Portraits de tsiganes internés. Les familles Léger, Waiss, Saultier…et tant d'autres.© Jean-Charles Houel |
Pendant quelques mois, de
1940 à 1941, une carrière située au pied de la falaise crayeuse de la cote d’Elbeuf,
à la sortie de Louviers, a servi de camp d’internement où 200 adultes et
enfants de tous âges, considérés comme des êtres « asociaux et dangereux » ont
vécu dans des conditions effroyables. Ces gens du voyage, ces tsiganes, après
avoir été fichés, surveillés pendant des décennies, ont été plus de 20 000 en
France à subir les affres et les souffrances de la marginalisation xénophobe ou
raciste ou sont morts en déportation dans les camps de la mort nazis pour
plusieurs centaines d’entre eux.
A l’initiative de Vanina
Gasly, archiviste de la CASE, encouragée par Bernard Leroy, président de l’agglomération
,une conférence a été donnée ce samedi, au Moulin, devant une salle comble
narrant l’histoire si méconnue de « ces Français pourtant sans Histoire » rehaussée par la participation de lycéens de Val-de-Reuil. Ces derniers, encadrés
par plusieurs professeurs du lycée Marc Bloch, ont travaillé en effet sur l’itinéraire
de ces familles dont les noms et les photographies appartiennent dorénavant à l’histoire
locale et régionale. Donner un nom, mettre un visage, n’était-ce pas le premier
pas de la réinsertion dans la communauté ?
Jamais je n’aurais imaginé,
moi qui ai fréquenté tous les quartiers de Louviers pendant des années, que le
site ayant permis l’aménagement d’un broyeur à ordures ménagères (dans les années
soixante-dix) avait servi bien des années auparavant de « refuge » obligatoire (entouré de barbelés, avec maintes interdictions à respecter scrupuleusement) à
des familles françaises qu’un régime sans conscience voulait « sortir » de la
société.
Les chefs de famille ont dû
tout vendre : roulottes, chevaux, matériels divers, certains habitant même
dans les grottes si peu hospitalières. Un témoignage filmé et projeté en fin de
rencontre nous apprend que pendant quelques semaines, les occupants du camp
purent continuer à rempailler, préparer les paniers, notamment, spécialités
manuelles de ces familles nombreuses. Elles comptaient sept huit voire dix
enfants qu’il fallait vêtir et nourrir dans les pires conditions. Vanina Gasly
a réussi à restituer leur mémoire à ces familles françaises en narrant leur
parcours de Louviers à Jargeau, dans le Loiret, où elles ont été internées jusqu’en
1945 après avoir quitté Louviers. Le fait est que, placé sous administration française, ces dernières ont
eu la vie sauve mais après quelles privations : de liberté, de mouvement,
de nourriture, de dignité bien sûr.
Profitant du 125e
anniversaire de la naissance de la Société d’études diverses qui a servi de
cadre à ces récits mémoriels, une cinquantaine de personnes, dont le maire François Xavier Priollaud, ont participé,
samedi matin, à la pose d’une plaque souvenir près du camp aujourd’hui disparu.

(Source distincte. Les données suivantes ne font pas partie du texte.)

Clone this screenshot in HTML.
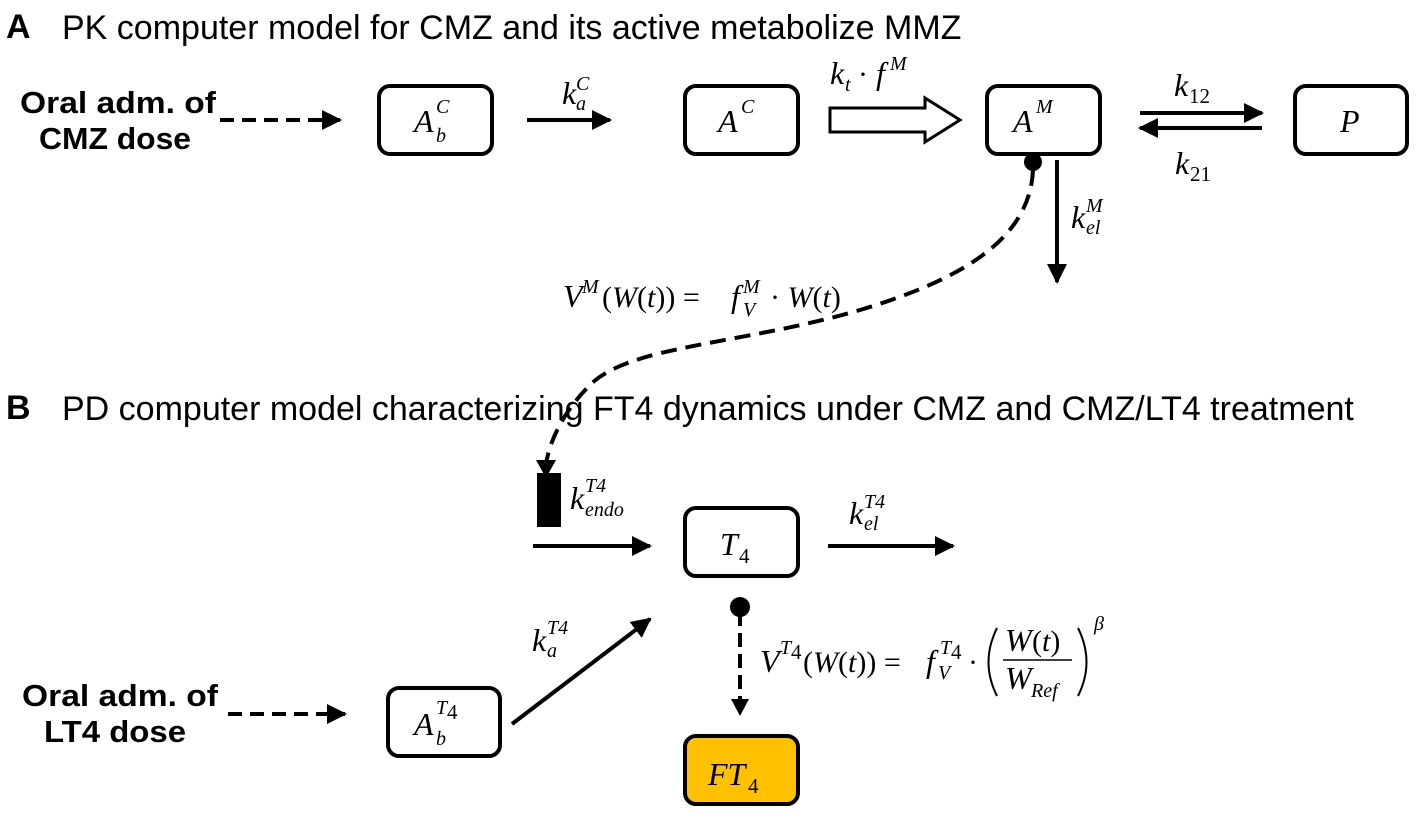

Il faut croire que le secret de l'existence de ce camp fut bien gardé puisqu’il n’existe que peu de
documents d’archives sur cet épisode de la seconde guerre mondiale, certains
Tsiganes ayant pourtant dû contribuer à l’évacuation des gravats d’un Louviers
bombardé !
Les Lycéens de Marc Bloch avec Bernard Leroy (CASE), Jean-Pierre Binay et Claude Cornu (SED). ©JCH |
Au-delà de l’émotion compréhensible
des descendants de ces familles, présents au Moulin hier, s’ajoutait un climat général
empreint de compassion mais aussi d'une forme de «culpabilité» partagée à l’égard d’actions
menées au nom de l’Etat français, un état qui ne pouvait plus porter le nom de
République puisque la liberté, l’égalité et la fraternité avaient évidemment
disparu. La SED est évidemment dans son rôle quand elle contribue à élargir le
domaine de nos connaissances générales et particulières. D'autres initiatives seront à mettre à son actif en 2018.
(1) D'après le titre du livre d'Henri Rousso et Eric Conan.